On Saturday night, my 14-year-old daughter took me to the opening night of Hunger Games: Catching Fire, the second installment in the Hunger Games series. We’ve been waiting with anticipation for the new release. Apparently, so had most of the other people in my town, as the theatre was packed over an hour before the beginning of the previews.
As the lights went down, and the screen lit up, the movie began right where the last one left off. If you haven’t seen the first one, I highly recommend you do so before buying your ticket for Catching Fire. And while most in the audience were no doubt there for the escape from reality, I have a different perspective on the Hunger Games. The Hunger Games are an eerily close, albeit exaggerated, reflection of our current political reality.

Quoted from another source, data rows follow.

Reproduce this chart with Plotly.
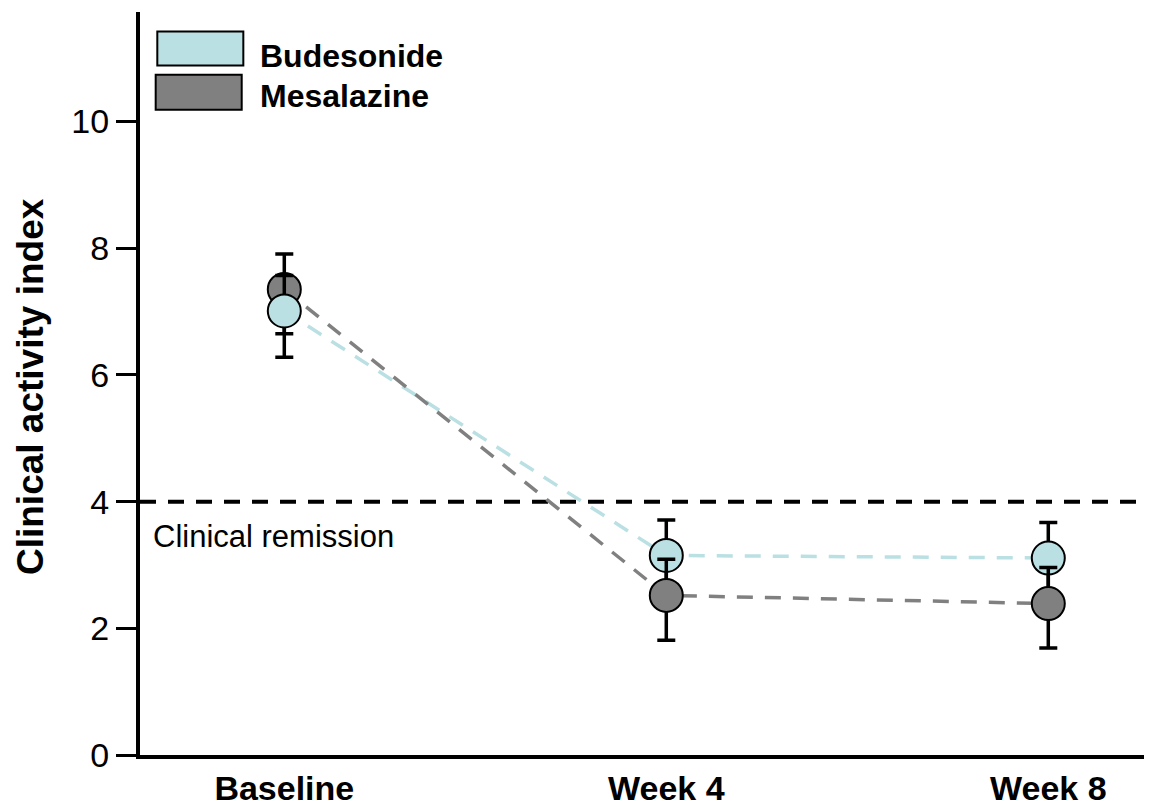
import plotly.graph_objects as go

# ---- data ----
timepoints = ["Baseline", "Week 4", "Week 8"]
weeks = [0, 4, 8]
series_names = ["Budesonide", "Mesalazine"]
bud_mean = [7.01, 3.15, 3.11]
bud_plus = [0.56, 0.56, 0.56]
bud_minus = [0.73, 0.71, 0.71]
mes_mean = [7.35, 2.52, 2.39]
mes_plus = [0.56, 0.57, 0.57]
mes_minus = [0.70, 0.71, 0.70]
remission_level = 4
remission_label = "Clinical remission"
y_ticks = [0, 2, 4, 6, 8, 10]

colors = {"Budesonide": "#bae0e3", "Mesalazine": "#808080"}
data = {
    "Budesonide": (bud_mean, bud_plus, bud_minus),
    "Mesalazine": (mes_mean, mes_plus, mes_minus),
}

FONT = "Liberation Sans, Arial, sans-serif"
fig = go.Figure()

# dashed connecting lines
for name in series_names:
    m = data[name][0]
    fig.add_trace(go.Scatter(
        x=weeks, y=m, mode="lines",
        line=dict(color=colors[name], width=3.5, dash="16px,12px"),
        showlegend=False, hoverinfo="skip"))

# points with error bars; lower mean drawn on top
for i in range(len(weeks)):
    order = sorted(series_names, key=lambda n: -data[n][0][i])
    for name in order:
        m, p, mn = data[name]
        fig.add_trace(go.Scatter(
            x=[weeks[i]], y=[m[i]], mode="markers",
            marker=dict(size=33, color=colors[name],
                        line=dict(color="black", width=2)),
            error_y=dict(type="data", symmetric=False,
                         array=[p[i]], arrayminus=[mn[i]],
                         color="black", thickness=3.5, width=9),
            showlegend=False, name=name))

# remission line
fig.add_shape(type="line", xref="paper", yref="y", x0=0, x1=1,
              y0=remission_level, y1=remission_level,
              line=dict(color="black", width=4, dash="16px,12px"),
              layer="below")
fig.add_annotation(xref="paper", yref="y", x=0.011, y=3.45,
                   text=remission_label, showarrow=False,
                   xanchor="left", yanchor="middle",
                   font=dict(family=FONT, size=31, color="black"))

# legend (drawn manually)
leg_boxes = [(0.0171, 0.1021, 0.9279, 0.9736), (0.0155, 0.1005, 0.8685, 0.9154)]
leg_text_y = [0.9412, 0.8875]
for name, (x0, x1, y0, y1), ty in zip(series_names, leg_boxes, leg_text_y):
    fig.add_shape(type="rect", xref="paper", yref="paper",
                  x0=x0, x1=x1, y0=y0, y1=y1,
                  fillcolor=colors[name], line=dict(color="black", width=2))
    fig.add_annotation(xref="paper", yref="paper", x=0.1166, y=ty,
                       text="<b>%s</b>" % name, showarrow=False,
                       xanchor="left", yanchor="middle",
                       font=dict(family=FONT, size=32, color="black"))

# y-axis title
fig.add_annotation(xref="paper", yref="paper", x=-0.1087, y=0.4966,
                   text="<b>Clinical activity index</b>", textangle=-90,
                   showarrow=False, xanchor="center", yanchor="middle",
                   font=dict(family=FONT, size=37, color="black"))

fig.update_layout(
    width=1144, height=799,
    margin=dict(l=132, r=0, t=4, b=42),
    paper_bgcolor="white", plot_bgcolor="white",
    font=dict(family=FONT, color="black"),
    showlegend=False,
    xaxis=dict(range=[-1.511, 9.086], tickvals=weeks, ticktext=["<b>%s</b>" % t for t in timepoints],
               showgrid=False, zeroline=False, showline=True, linecolor="black",
               linewidth=4, ticks="", tickfont=dict(size=34, family=FONT)),
    yaxis=dict(range=[0, 11.73], tickvals=y_ticks, showgrid=False, zeroline=False,
               showline=True, linecolor="black", linewidth=4, ticks="outside",
               ticklen=20, tickwidth=2.5, tickcolor="black",
               tickfont=dict(size=34, family=FONT)),
)

fig.write_html("out.html")
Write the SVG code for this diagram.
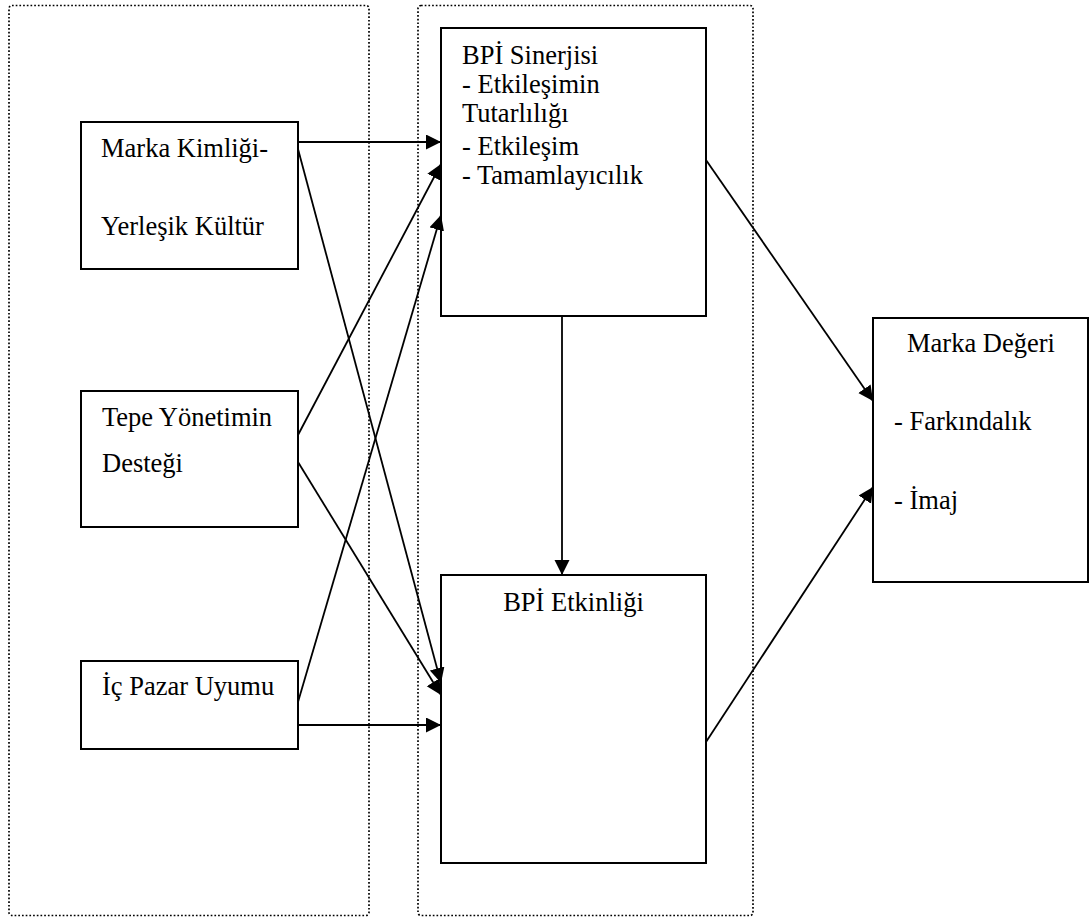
<svg xmlns="http://www.w3.org/2000/svg" width="1090" height="918" viewBox="0 0 1090 918">
  <style>
    .group { fill: none; stroke: #000; stroke-width: 1.7; stroke-dasharray: 1.7 2; }
    .box { fill: #fff; stroke: #000; stroke-width: 2; }
    text { font-family: 'Liberation Serif', Tinos, 'Times New Roman', serif; font-size: 26.5px; fill: #000; }
    .mid { text-anchor: middle; }
    .conn line { stroke: #000; stroke-width: 1.8; fill: none; marker-end: url(#arrow); }
  </style>
  <defs>
    <marker id="arrow" markerUnits="userSpaceOnUse" markerWidth="16" markerHeight="16" refX="15" refY="7.5" orient="auto">
      <path d="M0,0 L15,7.5 L0,15 z" fill="#000"/>
    </marker>
  </defs>
  <rect width="1090" height="918" fill="#fff"/>

  <!-- dotted grouping frames -->
  <g id="frames">
    <rect class="group" x="9" y="5.5" width="360" height="910" rx="3"/>
    <rect class="group" x="418" y="5.5" width="335" height="910" rx="3"/>
  </g>

  <!-- left column: antecedents -->
  <g id="marka-kimligi">
    <rect class="box" x="81" y="122" width="217" height="147"/>
    <text x="101" y="157">Marka Kimliği-</text>
    <text x="101" y="235">Yerleşik Kültür</text>
  </g>
  <g id="tepe-yonetim">
    <rect class="box" x="81" y="391" width="217" height="136"/>
    <text x="102" y="426">Tepe Yönetimin</text>
    <text x="102" y="472">Desteği</text>
  </g>
  <g id="ic-pazar">
    <rect class="box" x="81" y="661" width="217" height="88"/>
    <text x="102" y="695">İç Pazar Uyumu</text>
  </g>

  <!-- middle column -->
  <g id="bpi-sinerjisi">
    <rect class="box" x="441" y="28" width="265" height="288"/>
    <text x="462" y="64">BPİ Sinerjisi</text>
    <text x="462" y="93">- Etkileşimin</text>
    <text x="462" y="122">Tutarlılığı</text>
    <text x="462" y="155">- Etkileşim</text>
    <text x="462" y="184">- Tamamlayıcılık</text>
  </g>
  <g id="bpi-etkinligi">
    <rect class="box" x="441" y="575" width="265" height="288"/>
    <text class="mid" x="573.5" y="611">BPİ Etkinliği</text>
  </g>

  <!-- right: outcome -->
  <g id="marka-degeri">
    <rect class="box" x="873" y="318" width="215" height="264"/>
    <text class="mid" x="981" y="352">Marka Değeri</text>
    <text x="894" y="430">- Farkındalık</text>
    <text x="894" y="509">- İmaj</text>
  </g>

  <!-- connectors -->
  <g id="connectors" class="conn">
    <line x1="298" y1="142" x2="441" y2="142"/>
    <line x1="298" y1="149" x2="441" y2="683"/>
    <line x1="298" y1="435" x2="441" y2="164"/>
    <line x1="298" y1="462" x2="441" y2="695"/>
    <line x1="298" y1="702" x2="441" y2="215"/>
    <line x1="298" y1="725" x2="441" y2="725"/>
    <line x1="562" y1="316" x2="562" y2="575"/>
    <line x1="706" y1="160" x2="873" y2="401"/>
    <line x1="706" y1="742" x2="873" y2="487"/>
  </g>
</svg>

For those not familiar with the premise of the Hunger Games series, it takes place in the fictional country of Panem — a western nation established during an unknown time period in a not too distant, but seemingly post-apocalyptic world. The country is comprised of thirteen districts (reminiscent of “colonies” perhaps?), and is run by a single-party, totalitarian dictatorship headed by President Snow. Approximately seventy-five years ago, one of the districts rose up in rebellion against the Capitol City, was crushed, and completely destroyed.
In memory of the crushed rebellion – but more importantly so the people always fear the power of the Capitol City — each of the remaining twelve districts is required to annually send a male and female tribute to the Capitol City for the Hunger Games. The tributes are chosen by lottery, their selection witnessed by all citizens in a mixture of dread and fear. The Games, a controlled, multi-day event in which the participants must kill, or be killed, are mandatory viewing for all citizens of Panem. Only one tribute is left, a victor who is promised a life of luxury in the Capitol City.
The districts are dismal places of hard work, suffering and sacrifice as citizens labor to create products to be sent to the capitol. The Capitol City is a place of unimaginable wealth and technological wonders, where the residents live in luxury and decadence. The residents dress in frilly costumes that look like a cross between the ruling class in 17th century France, and 22nd century high fashion, with exotic colors, flamboyant make-up and high, sculpted hair. Their lives are completely disconnected from the outside world and the lives of the majority of citizens in the districts.
Starting to sound eerily familiar?
As the second movie unfolds, a new rebellion is arising in the districts. It is centered on the young heroine, Katniss Everdeen, who refuses to fit in the mold created for her by President Snow and his minions. In order to rid himself of her, and the other victors who have previously won the annual Hunger Games, President Snow changes the rules midstream, and declares that this will be a “special” hunger games. He issues a “mandate” by executive fiat, stating that all previous victors will be required to participate in a tribute lottery to determine which of them will be required to fight again.
The previous victors are outraged. They complain that they were promised that they would be allowed to live out their lives peacefully; that they could keep the life they liked, if they won the Hunger Games. But the mandate stands, despite the protestations. He’d lied to them, but they are compelled to participate.
Needless to say, the participants are unhappy the President had misled them with so much at stake. Yet President Snow (or is that President Snowbama?), will not relent. The games are on.
In the interest of not playing the spoiler, I won’t reveal the rest of the story. You’ll have to go see Catching Fire for yourself. And you should. It’s really entertaining, with a great plot, impressive visuals, and solid acting. But instead of just being entertained, maybe as you step out of the fantasy of the theater and back into reality, you’ll start to see the not so hidden connection to our current reality.
Perhaps, in the days that come, as you think of the movie, think not just of President Snow of Panem, but also of President Snowbama, and all the other dishonest politicians living disconnected lives of luxury in Washington DC. Think of the mandates, lies, and broken promises of Snowbamacare. And think of all that’s at stake.
Maybe, just maybe, rebellion against mandates and an out of touch and unrepresentative distant government is brewing right here in our own districts.